Il 19/02/2013 20:39, David Woodhouse ha scritto:
We'd need to fix SeaBIOS to use the 0xcf9 reset too; currently it'll sit in an endless loop of keyboard-induced *soft* resets anyway, because it tries that before 0xcf9.
And in fact it probably shouldn't use the hard-coded 0xcf9 reset; it should use the one indicated by the ACPI RESET_REG field (which *is* 0xcf9... or should be).
We should implement this: http://mjg59.dreamwidth.org/3561.html
A while back I did some tests with Windows running on top of qemu. This is a great way to evaluate OS behaviour, because you've got complete control of what's handed to the OS and what the OS tries to do to the hardware. And what I discovered was a little surprising. In the absence of an ACPI reboot vector, Windows will hit the keyboard controller, wait a while, hit it again and then give up. If an ACPI reboot vector is present, windows will poke it, try the keyboard controller, poke the ACPI vector again and try the keyboard controller one more time.

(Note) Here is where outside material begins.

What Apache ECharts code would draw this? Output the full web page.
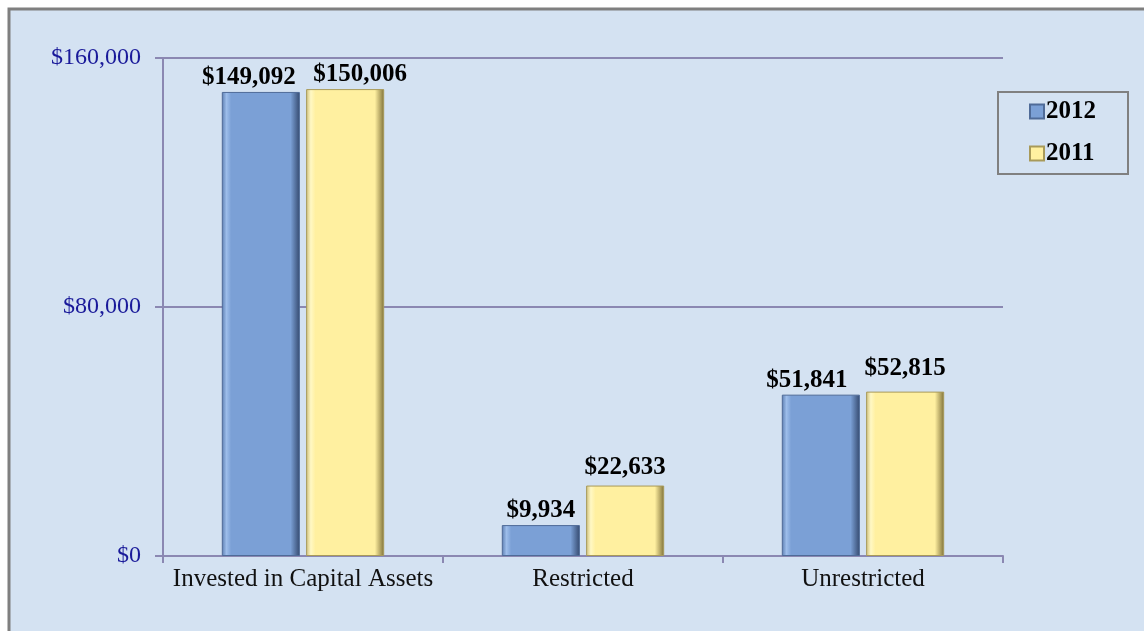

This turns out to be important. The first thing it means is that it generates two writes to the ACPI reboot vector. The second is that it leaves a gap between them while it's fiddling with the keyboard controller. And, shockingly, it turns out that on most systems the ACPI reboot vector points at 0xcf9 in system IO space. Even though most implementations nominally require two different values be written, it seems that this isn't a strict requirement and the ACPI method works.